10 Tips for Effective Email Every Professional Should Know
Email is the most common form of business communication, so it can have a big impact on your productivity and your reputation. Well-written emails that are clear, concise, and compelling can keep projects moving and enhance your relationships. However, when emails include typos, struggle to get to the point, or strike the wrong tone, they can do more harm than good.
Here are some tips to provide high-impact messages and avoid embarrassing mistakes.
- Choose an informative subject line
Choosing an engaging subject line that describes what your email is about increases the chances your email will be opened promptly. It also makes your email easy to find later. (Don’t forget to change the subject line when replying to an email if the topic of the email has changed.)
Don’t: Hi! Are you busy on Tuesday?
Do: Can we meet Tuesday at 3 pm about Project X?
- Be casual, but professional
Although email is more casual than most written correspondence, it should employ a respectful tone and include proper spelling and grammar. As a rule, it’s best to avoid emoticons, all-caps, acronyms, and exclamation points. And don’t be the boy who cried, “Wolf!” If an email is truly urgent, say so; otherwise, just be patient.
Don’t: Hey! Did you get my message? I TOTALLY need an answer ASAP about Project X.
Do: Just a quick reminder that the deadline for approval on Project X is this Friday. Have you had an opportunity to review the information I sent?
- Only use email when appropriate
–Do NOT discuss emotionally charged or controversial issues via email.
-Do NOT try to manage projects that require extensive discussion via email. Email is good for short, finite communication.
-Do NOT include confidential information. “Reply All” and “Forward” are many people’s favorite buttons, and hackers love a to add social security numbers or credit card numbers to their collections.
- Get right to the point
The subject line should cue up your message, and your first line in the body of the email should get right to the point–ideally in a compelling or humorous way. Tell your reader who you are (if they don’t already know), and what you want. If you expect them to take action, you’d best demonstrate how that action benefits them.
Don’t: I started my company ten years ago, and we’ve been growing ever since. I think you’d really like my product, but first, let me tell you about how we got where we are…
Do: After ten years in the business, we’ve honed our product to meet the needs of clients like you. Here’s how…
- Keep attachments small and essential
If you must attach a file, be sure it is not too big. People are wary of files, as they should be–they’re a great way to share computer viruses. If your attachment is more than a couple megabytes, consider sending it via a file transfer protocol (ftp) site like Hightail.com or Wetransfer.com; or consider setting up a file sharing arrangement like Dropbox.com.
- Use a signature line
I am always stunned when people do not provide contact information in their emails when it is so easy! You can set your email software to include your signature information automatically for each new email (or for all emails, including responses). List your name, title, company, website, and phone number. If you include a logo or image file of any kind, be aware that it may not display properly (if it displays at all).
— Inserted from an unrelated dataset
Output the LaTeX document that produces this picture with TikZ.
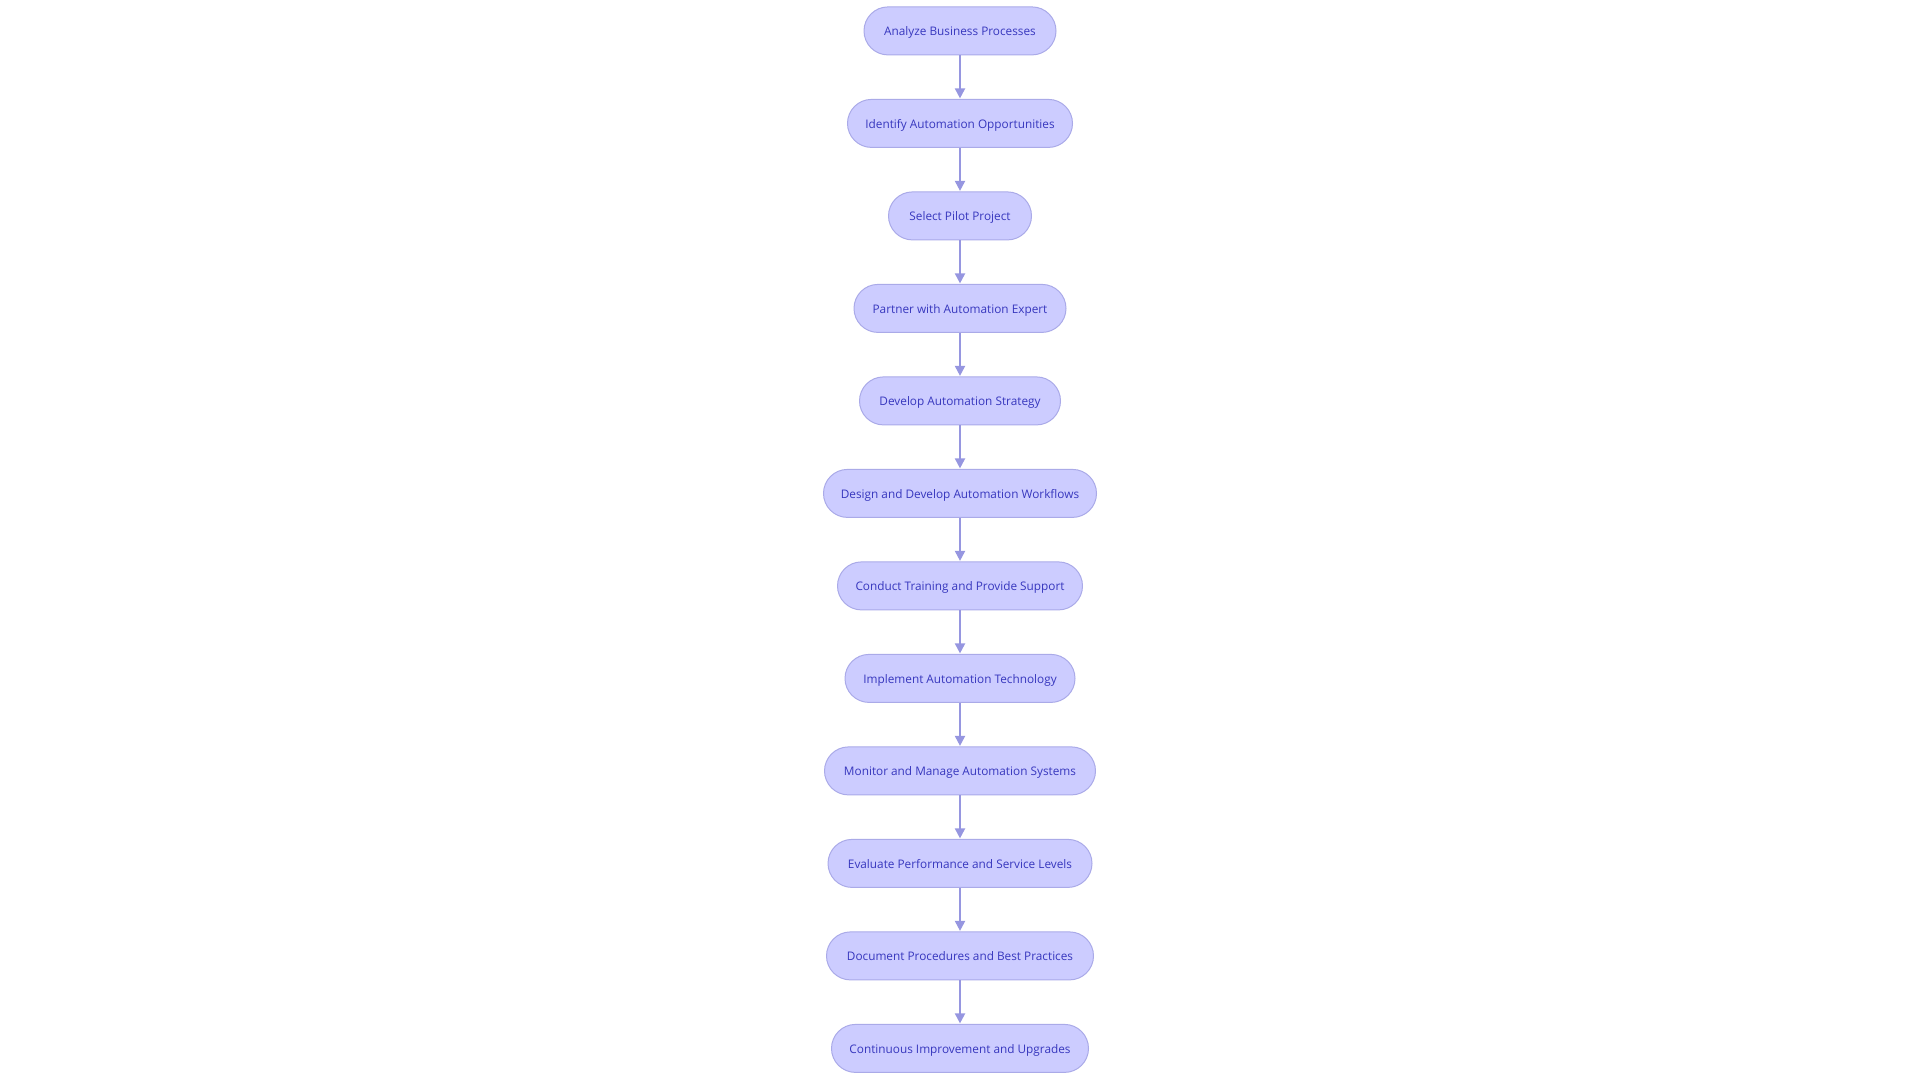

This is the easiest way to avoid embarrassing mistakes. Read your email slowly at least a couple times. Look at each word individually before allowing your eyes to go to the next word; this allows you to read what you actually wrote (not what your brain thinks you wrote). Click here to see more proofreading tips.
- Read from the perspective of your arch enemy
Before you hit “Send,” read your email as though its recipient will interpret everything in the most negative light. This allows you to edit the message to prevent any misunderstandings. Since emails lack the benefits of body language and verbal tone, carefully choose your words and sentence structure so they leave little room misinterpretation.
- Have a friend or colleague read important emails
There’s nothing worse than finding a mistake after you hit “Send” on a company-wide email or an email to a prospective employer. If you’re writing a high-stakes email, ask a trusted friend or colleague to read it over for you.
- Consider implementing a company-wide email etiquette policy so everyone plays by the same rules
Time-saving protocols work well when everyone understands them. Consider implementing a company-wide policy with accepted abbreviations and protocols about when and how to use email. Include things like requiring out-of-office messages when people are away, so clients and colleagues know what to do in someone’s absence.
Remember, email is great, but it’s not the right tool for every type of communication. Before writing an email, be sure the message you want to convey is 1. Not emotionally charged, 2. Not easy to misinterpret 3. Doesn’t require an immediate response, and 4. Not attempting to manage a long-term, complex issue. If email is the right tool, follow these tips and you should enjoy the benefits of higher productivity and enhanced relationships.